**Data block**
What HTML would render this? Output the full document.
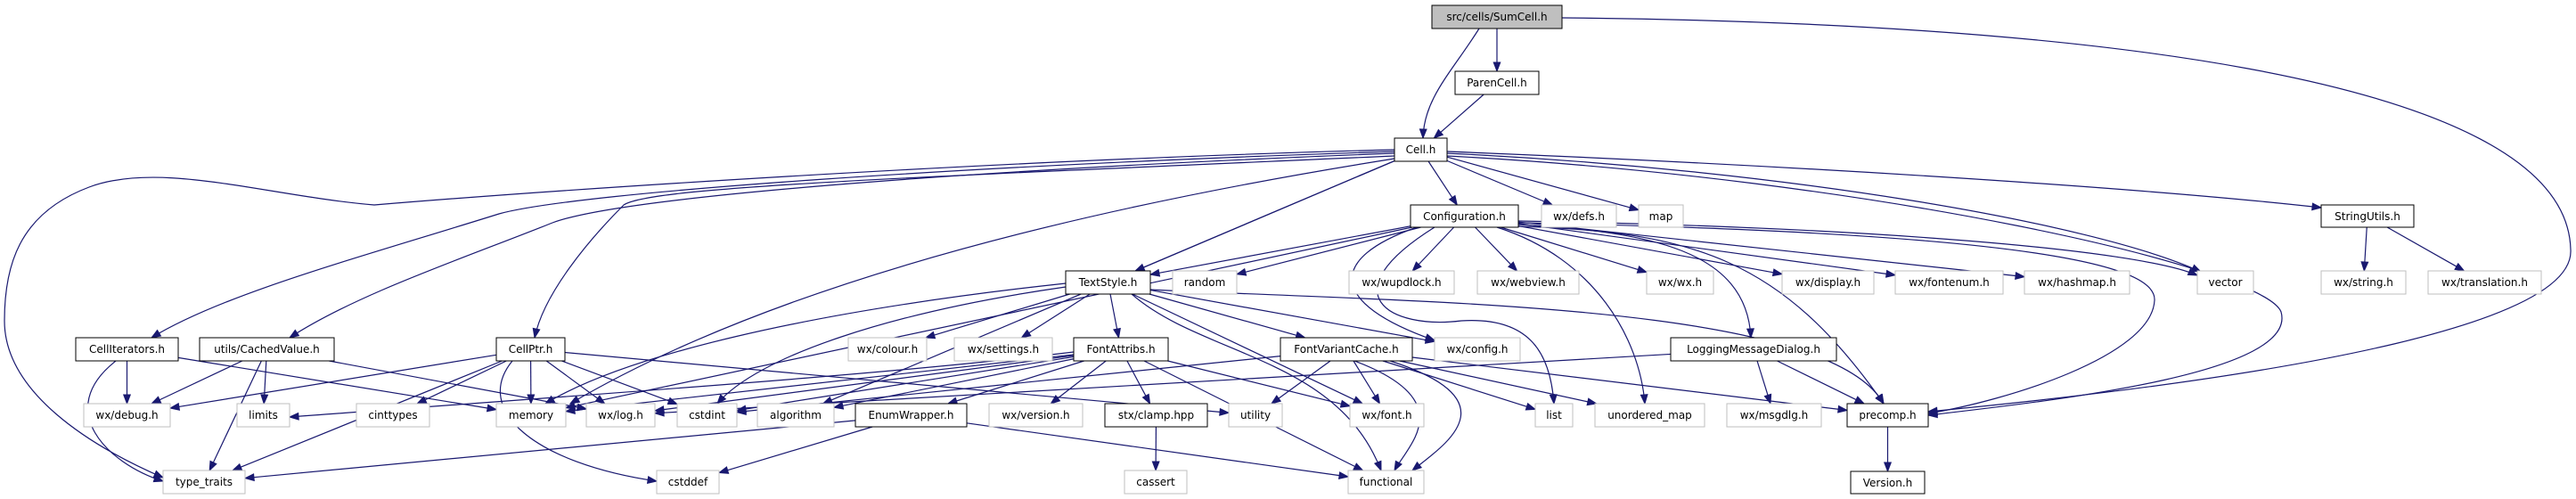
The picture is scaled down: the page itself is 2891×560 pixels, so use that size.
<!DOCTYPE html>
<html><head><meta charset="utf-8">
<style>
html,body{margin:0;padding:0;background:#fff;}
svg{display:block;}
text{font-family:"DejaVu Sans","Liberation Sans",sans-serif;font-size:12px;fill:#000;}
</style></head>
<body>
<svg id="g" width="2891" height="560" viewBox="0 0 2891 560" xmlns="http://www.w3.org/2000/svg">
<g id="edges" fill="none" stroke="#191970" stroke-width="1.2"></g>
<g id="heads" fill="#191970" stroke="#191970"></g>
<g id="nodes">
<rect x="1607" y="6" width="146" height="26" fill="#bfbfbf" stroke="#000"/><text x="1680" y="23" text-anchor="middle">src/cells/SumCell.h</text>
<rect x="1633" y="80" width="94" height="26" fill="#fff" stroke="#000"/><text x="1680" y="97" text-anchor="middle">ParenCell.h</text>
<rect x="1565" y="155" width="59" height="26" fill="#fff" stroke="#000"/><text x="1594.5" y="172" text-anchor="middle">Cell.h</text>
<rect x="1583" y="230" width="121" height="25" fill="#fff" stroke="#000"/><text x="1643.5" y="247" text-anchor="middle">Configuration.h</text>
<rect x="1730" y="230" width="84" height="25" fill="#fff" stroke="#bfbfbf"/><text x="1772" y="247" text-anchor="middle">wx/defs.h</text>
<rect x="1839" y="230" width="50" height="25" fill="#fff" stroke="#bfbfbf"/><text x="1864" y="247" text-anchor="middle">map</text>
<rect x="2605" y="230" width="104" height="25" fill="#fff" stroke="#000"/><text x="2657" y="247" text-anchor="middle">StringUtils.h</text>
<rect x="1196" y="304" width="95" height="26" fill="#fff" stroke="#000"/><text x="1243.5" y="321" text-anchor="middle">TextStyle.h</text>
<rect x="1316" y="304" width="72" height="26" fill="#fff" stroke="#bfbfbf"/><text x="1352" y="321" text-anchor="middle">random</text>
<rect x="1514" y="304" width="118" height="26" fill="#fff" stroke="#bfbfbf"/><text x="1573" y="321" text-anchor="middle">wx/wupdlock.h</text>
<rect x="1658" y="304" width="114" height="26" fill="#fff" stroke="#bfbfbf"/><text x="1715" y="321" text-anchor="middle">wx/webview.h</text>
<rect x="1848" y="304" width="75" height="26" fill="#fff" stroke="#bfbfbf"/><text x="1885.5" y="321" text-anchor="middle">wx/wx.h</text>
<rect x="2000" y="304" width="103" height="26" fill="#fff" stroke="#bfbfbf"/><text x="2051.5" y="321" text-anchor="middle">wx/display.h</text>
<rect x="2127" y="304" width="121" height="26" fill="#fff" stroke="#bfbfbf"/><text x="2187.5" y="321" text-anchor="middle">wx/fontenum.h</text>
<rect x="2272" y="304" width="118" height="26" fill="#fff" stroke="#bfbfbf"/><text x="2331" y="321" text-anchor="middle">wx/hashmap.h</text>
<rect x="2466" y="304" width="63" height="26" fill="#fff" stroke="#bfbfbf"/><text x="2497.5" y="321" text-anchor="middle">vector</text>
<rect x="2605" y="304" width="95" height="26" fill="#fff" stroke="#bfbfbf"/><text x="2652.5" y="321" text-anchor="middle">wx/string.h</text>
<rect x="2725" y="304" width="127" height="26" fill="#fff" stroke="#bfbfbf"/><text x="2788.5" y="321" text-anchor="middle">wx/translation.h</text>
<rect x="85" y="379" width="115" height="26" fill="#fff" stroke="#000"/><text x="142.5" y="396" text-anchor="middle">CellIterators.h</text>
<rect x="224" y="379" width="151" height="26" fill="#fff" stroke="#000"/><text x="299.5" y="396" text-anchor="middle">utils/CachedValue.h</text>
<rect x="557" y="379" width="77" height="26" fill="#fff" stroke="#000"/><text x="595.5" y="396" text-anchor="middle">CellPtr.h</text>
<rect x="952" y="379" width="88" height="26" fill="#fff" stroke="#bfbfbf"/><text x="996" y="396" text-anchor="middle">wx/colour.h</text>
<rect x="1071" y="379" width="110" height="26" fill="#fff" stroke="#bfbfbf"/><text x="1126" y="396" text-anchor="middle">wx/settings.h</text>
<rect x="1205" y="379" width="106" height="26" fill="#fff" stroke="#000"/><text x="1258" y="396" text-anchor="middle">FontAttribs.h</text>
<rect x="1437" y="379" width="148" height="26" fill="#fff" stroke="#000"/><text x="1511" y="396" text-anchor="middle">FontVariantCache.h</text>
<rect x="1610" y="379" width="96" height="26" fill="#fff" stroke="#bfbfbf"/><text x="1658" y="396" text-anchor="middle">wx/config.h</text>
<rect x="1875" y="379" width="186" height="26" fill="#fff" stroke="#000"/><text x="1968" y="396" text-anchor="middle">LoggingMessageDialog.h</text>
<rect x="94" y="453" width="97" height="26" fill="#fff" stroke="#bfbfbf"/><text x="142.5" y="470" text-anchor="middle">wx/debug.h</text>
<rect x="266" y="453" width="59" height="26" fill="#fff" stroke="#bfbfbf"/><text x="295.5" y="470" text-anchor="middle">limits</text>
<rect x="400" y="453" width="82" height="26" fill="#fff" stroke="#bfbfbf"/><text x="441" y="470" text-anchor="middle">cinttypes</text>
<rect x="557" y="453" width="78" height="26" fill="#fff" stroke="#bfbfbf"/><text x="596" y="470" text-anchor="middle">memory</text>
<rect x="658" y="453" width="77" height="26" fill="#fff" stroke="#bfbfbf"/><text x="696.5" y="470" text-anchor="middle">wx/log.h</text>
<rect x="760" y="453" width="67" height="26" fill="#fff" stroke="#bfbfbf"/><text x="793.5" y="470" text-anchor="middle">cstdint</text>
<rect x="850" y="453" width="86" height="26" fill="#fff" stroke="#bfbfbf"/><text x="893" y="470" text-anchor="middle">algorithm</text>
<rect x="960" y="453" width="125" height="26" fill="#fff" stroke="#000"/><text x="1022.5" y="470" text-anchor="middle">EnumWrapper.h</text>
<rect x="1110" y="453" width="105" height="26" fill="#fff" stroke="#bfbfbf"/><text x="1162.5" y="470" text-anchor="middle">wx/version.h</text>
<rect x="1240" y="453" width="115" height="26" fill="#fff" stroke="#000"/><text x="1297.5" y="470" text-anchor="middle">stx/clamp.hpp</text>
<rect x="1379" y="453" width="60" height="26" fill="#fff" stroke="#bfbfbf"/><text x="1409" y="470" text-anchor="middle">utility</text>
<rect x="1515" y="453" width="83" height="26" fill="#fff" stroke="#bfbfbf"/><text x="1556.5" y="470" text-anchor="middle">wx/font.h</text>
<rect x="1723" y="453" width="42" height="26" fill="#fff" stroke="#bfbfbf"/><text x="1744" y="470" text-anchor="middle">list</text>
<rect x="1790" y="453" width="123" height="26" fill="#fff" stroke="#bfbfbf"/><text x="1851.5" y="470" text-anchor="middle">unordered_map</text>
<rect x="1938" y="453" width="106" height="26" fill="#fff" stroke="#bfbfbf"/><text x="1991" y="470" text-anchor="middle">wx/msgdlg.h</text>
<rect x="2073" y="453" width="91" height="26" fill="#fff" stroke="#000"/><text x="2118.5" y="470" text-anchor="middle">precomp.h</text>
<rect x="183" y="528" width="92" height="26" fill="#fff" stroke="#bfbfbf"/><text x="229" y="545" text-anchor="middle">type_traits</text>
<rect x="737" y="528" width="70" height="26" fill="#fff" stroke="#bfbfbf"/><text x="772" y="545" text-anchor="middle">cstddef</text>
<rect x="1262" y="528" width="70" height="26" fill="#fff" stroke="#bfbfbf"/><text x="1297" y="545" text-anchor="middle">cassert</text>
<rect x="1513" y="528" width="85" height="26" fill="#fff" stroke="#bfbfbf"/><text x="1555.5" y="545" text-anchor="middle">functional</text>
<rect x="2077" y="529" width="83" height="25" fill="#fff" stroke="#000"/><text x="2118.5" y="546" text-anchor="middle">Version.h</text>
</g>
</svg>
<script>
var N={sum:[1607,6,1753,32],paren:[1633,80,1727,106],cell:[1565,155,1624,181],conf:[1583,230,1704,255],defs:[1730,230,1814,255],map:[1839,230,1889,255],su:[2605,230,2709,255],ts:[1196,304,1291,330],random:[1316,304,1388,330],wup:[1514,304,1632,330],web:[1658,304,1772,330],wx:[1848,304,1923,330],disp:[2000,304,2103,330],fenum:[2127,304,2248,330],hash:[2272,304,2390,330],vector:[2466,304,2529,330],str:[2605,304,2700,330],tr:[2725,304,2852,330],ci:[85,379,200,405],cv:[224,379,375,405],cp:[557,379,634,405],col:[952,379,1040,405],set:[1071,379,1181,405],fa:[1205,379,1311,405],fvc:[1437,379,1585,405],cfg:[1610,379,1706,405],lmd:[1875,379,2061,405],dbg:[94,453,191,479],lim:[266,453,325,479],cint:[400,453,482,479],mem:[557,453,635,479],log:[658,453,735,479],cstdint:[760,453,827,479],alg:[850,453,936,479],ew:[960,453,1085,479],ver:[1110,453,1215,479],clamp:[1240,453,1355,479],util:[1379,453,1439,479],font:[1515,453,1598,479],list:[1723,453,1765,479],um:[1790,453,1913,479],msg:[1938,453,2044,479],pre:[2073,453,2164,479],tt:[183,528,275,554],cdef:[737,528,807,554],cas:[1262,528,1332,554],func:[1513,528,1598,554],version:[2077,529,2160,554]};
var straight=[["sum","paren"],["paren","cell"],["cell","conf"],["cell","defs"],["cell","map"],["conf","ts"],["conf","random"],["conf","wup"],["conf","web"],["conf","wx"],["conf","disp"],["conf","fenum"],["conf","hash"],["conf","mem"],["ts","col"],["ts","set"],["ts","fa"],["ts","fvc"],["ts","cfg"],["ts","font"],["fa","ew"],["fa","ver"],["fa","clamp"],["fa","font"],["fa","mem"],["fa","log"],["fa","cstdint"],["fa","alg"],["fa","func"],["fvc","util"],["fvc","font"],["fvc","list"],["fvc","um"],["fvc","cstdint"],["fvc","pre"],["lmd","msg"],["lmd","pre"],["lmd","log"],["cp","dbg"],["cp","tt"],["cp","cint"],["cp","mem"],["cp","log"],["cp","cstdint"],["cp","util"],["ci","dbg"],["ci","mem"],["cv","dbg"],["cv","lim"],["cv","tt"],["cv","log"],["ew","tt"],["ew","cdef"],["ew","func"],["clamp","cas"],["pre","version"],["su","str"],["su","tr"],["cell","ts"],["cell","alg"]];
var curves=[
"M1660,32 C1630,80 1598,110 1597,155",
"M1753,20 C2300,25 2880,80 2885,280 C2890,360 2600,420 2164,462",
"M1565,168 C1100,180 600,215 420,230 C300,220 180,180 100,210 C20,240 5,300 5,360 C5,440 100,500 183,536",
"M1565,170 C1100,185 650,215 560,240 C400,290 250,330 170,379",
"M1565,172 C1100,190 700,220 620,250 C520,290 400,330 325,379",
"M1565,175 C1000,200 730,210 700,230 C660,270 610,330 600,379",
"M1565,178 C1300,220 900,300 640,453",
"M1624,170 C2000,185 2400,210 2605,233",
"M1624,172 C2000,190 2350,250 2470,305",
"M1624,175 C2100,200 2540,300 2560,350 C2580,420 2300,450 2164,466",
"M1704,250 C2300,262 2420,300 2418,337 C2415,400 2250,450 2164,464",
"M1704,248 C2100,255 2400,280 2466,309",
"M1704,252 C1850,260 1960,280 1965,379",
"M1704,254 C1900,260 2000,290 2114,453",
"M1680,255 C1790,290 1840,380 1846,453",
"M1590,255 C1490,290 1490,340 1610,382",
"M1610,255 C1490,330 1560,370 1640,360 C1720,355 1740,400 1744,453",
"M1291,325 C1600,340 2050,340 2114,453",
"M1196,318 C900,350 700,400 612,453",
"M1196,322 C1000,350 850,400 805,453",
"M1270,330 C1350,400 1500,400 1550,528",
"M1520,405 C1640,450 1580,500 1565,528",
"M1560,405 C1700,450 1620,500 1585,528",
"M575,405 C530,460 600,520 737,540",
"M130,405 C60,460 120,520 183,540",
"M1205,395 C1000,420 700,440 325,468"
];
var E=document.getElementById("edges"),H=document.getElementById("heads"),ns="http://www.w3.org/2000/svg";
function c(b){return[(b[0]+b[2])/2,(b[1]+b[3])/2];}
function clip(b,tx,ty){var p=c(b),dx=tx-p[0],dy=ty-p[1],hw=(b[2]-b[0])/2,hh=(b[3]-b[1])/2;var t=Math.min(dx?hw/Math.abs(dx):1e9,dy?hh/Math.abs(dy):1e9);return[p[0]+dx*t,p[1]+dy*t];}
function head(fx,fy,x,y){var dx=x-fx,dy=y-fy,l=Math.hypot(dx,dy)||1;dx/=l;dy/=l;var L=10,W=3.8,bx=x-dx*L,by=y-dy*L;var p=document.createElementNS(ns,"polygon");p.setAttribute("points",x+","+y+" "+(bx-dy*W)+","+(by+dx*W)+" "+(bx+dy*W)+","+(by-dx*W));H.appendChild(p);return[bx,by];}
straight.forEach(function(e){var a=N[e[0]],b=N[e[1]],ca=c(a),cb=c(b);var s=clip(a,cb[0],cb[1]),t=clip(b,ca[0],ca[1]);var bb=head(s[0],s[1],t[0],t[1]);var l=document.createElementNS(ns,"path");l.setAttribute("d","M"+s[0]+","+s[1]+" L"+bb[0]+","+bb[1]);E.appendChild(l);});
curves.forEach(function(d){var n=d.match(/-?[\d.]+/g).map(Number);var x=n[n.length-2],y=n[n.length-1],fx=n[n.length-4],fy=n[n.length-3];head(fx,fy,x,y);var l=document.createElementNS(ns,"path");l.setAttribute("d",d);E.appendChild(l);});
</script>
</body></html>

**Set problem**
Extract lines where the string "size" occurs.

**Answer below**
The picture is scaled down: the page itself is 2891×560 pixels, so use that size.
text{font-family:"DejaVu Sans","Liberation Sans",sans-serif;font-size:12px;fill:#000;}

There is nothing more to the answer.